**Brief:**
Begin with the first line of the material and write out each line exactly, ending with the line that contains "ax.set_ylabel('')". Pictures are not part of the copy.

#####

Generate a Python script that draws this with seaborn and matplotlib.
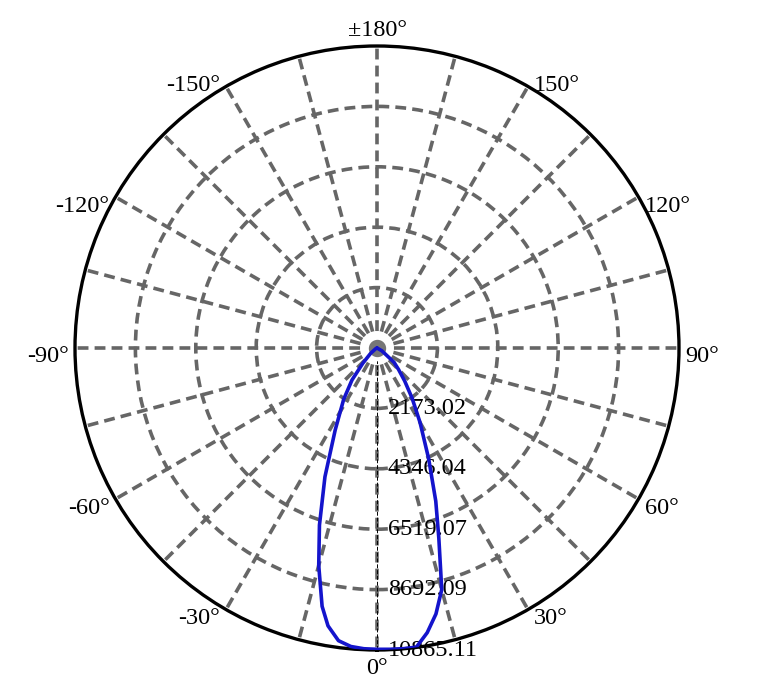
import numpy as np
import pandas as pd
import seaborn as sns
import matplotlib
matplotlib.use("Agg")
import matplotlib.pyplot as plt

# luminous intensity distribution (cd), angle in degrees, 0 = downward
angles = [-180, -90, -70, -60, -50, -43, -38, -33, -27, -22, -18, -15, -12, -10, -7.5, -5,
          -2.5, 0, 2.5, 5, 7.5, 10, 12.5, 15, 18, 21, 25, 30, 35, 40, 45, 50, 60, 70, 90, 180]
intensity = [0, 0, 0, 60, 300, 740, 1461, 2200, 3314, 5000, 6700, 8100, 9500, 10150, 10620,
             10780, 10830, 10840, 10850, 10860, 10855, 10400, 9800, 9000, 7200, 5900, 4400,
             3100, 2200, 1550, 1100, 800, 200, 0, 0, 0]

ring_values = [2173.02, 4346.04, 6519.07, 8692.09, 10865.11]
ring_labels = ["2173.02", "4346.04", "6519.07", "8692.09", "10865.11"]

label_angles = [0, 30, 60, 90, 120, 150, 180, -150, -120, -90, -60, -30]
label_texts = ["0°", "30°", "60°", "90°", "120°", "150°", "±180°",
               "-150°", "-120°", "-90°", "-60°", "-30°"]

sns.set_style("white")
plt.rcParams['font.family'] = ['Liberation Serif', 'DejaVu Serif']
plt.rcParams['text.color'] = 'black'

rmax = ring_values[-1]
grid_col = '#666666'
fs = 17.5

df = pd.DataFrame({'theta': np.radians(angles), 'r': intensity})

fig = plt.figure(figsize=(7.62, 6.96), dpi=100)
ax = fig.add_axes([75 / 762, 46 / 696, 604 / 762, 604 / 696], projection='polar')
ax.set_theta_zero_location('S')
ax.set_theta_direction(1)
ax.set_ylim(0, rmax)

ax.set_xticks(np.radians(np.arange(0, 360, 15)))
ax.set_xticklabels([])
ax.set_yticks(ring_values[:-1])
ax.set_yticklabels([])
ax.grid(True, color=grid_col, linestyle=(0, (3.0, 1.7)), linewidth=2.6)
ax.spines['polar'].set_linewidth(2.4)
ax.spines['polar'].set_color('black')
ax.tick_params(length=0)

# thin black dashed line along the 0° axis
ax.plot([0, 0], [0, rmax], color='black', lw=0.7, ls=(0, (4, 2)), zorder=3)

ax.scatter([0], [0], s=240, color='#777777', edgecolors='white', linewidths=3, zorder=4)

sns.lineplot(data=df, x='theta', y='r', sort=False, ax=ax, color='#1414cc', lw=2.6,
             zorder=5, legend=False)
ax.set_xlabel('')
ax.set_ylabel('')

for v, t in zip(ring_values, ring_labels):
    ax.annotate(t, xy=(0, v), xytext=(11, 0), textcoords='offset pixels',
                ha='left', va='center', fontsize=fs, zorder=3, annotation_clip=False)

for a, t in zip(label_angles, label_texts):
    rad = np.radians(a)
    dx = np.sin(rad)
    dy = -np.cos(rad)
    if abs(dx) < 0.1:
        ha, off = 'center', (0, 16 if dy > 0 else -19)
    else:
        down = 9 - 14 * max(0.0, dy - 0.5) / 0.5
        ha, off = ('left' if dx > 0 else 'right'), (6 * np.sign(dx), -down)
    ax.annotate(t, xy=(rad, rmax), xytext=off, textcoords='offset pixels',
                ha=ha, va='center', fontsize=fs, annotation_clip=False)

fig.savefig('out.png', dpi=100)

#####

**Exercise solution:**
Generate a Python script that draws this with seaborn and matplotlib.
import numpy as np
import pandas as pd
import seaborn as sns
import matplotlib
matplotlib.use("Agg")
import matplotlib.pyplot as plt

# luminous intensity distribution (cd), angle in degrees, 0 = downward
angles = [-180, -90, -70, -60, -50, -43, -38, -33, -27, -22, -18, -15, -12, -10, -7.5, -5,
          -2.5, 0, 2.5, 5, 7.5, 10, 12.5, 15, 18, 21, 25, 30, 35, 40, 45, 50, 60, 70, 90, 180]
intensity = [0, 0, 0, 60, 300, 740, 1461, 2200, 3314, 5000, 6700, 8100, 9500, 10150, 10620,
             10780, 10830, 10840, 10850, 10860, 10855, 10400, 9800, 9000, 7200, 5900, 4400,
             3100, 2200, 1550, 1100, 800, 200, 0, 0, 0]

ring_values = [2173.02, 4346.04, 6519.07, 8692.09, 10865.11]
ring_labels = ["2173.02", "4346.04", "6519.07", "8692.09", "10865.11"]

label_angles = [0, 30, 60, 90, 120, 150, 180, -150, -120, -90, -60, -30]
label_texts = ["0°", "30°", "60°", "90°", "120°", "150°", "±180°",
               "-150°", "-120°", "-90°", "-60°", "-30°"]

sns.set_style("white")
plt.rcParams['font.family'] = ['Liberation Serif', 'DejaVu Serif']
plt.rcParams['text.color'] = 'black'

rmax = ring_values[-1]
grid_col = '#666666'
fs = 17.5

df = pd.DataFrame({'theta': np.radians(angles), 'r': intensity})

fig = plt.figure(figsize=(7.62, 6.96), dpi=100)
ax = fig.add_axes([75 / 762, 46 / 696, 604 / 762, 604 / 696], projection='polar')
ax.set_theta_zero_location('S')
ax.set_theta_direction(1)
ax.set_ylim(0, rmax)

ax.set_xticks(np.radians(np.arange(0, 360, 15)))
ax.set_xticklabels([])
ax.set_yticks(ring_values[:-1])
ax.set_yticklabels([])
ax.grid(True, color=grid_col, linestyle=(0, (3.0, 1.7)), linewidth=2.6)
ax.spines['polar'].set_linewidth(2.4)
ax.spines['polar'].set_color('black')
ax.tick_params(length=0)

# thin black dashed line along the 0° axis
ax.plot([0, 0], [0, rmax], color='black', lw=0.7, ls=(0, (4, 2)), zorder=3)

ax.scatter([0], [0], s=240, color='#777777', edgecolors='white', linewidths=3, zorder=4)

sns.lineplot(data=df, x='theta', y='r', sort=False, ax=ax, color='#1414cc', lw=2.6,
             zorder=5, legend=False)
ax.set_xlabel('')
ax.set_ylabel('')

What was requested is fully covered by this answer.